Realistically, aside from other causes of decoherence and tune shift, there are also BPM errors to take into account.
BPM Errors
Systematic errors from BPMs (physical errors of BPMs) come from a couple main sources: misalignment, tilt, gain/callibration, and coupling. Since these are systematic, they can be written in the following form:
\[\begin{pmatrix} \bar{x} \\ \bar{y} \end{pmatrix} = \frac{1}{\sqrt{1 - C^2}} \begin{pmatrix} \cos{\theta} && \sin{\theta} \\ -\sin{\theta} && \cos{\theta} \end{pmatrix} \begin{pmatrix} 1 && C \\ C && 1 \end{pmatrix} \begin{pmatrix} g_x && 0 \\ 0 && g_y \end{pmatrix} \begin{pmatrix} x \\ y \end{pmatrix}\]- \(x, y\): Data without BPM errors
- \(\bar{x}, \bar{y}\): Data with BPM errors
- \(g_x, g_y\): Gain/Callibration
- \(C\): Coupling
- \(\theta\): Roll
The remaining sources of errors usually stem from a multitude of causes such as vibrations and temperature. These errors are usualy random, and by the central limit theorem, they are usually taken to be gaussian. Many sources for RHIC deem random errors to be on the order of 5-30 \(\mu m\) depending where the BPM is around the ring.

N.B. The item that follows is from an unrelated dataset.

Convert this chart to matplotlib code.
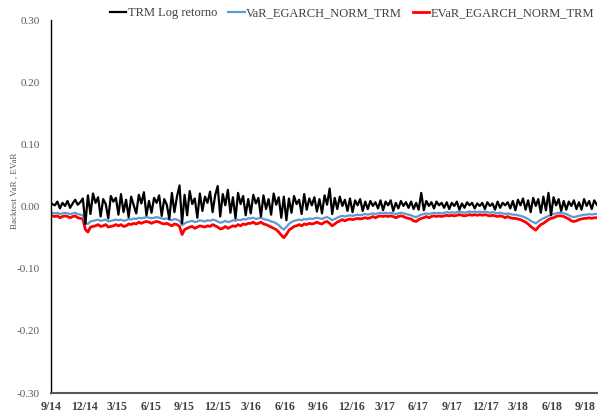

Below is an interactive plot of the same BPM simulated data as before, but with a vertical axis as before (right column). The decoherence usually is very similar between bpms and axis, and the phase is usually random so those are set. However, the user is able to change the tune offset and amplitudes of the beams. They are able to play around with the various types of BPM errors to get a feel for how BPM error influence BPM data. The top plots show the BPM data without (black) and with (red) noise, and the bottom plots show the difference between the two curves.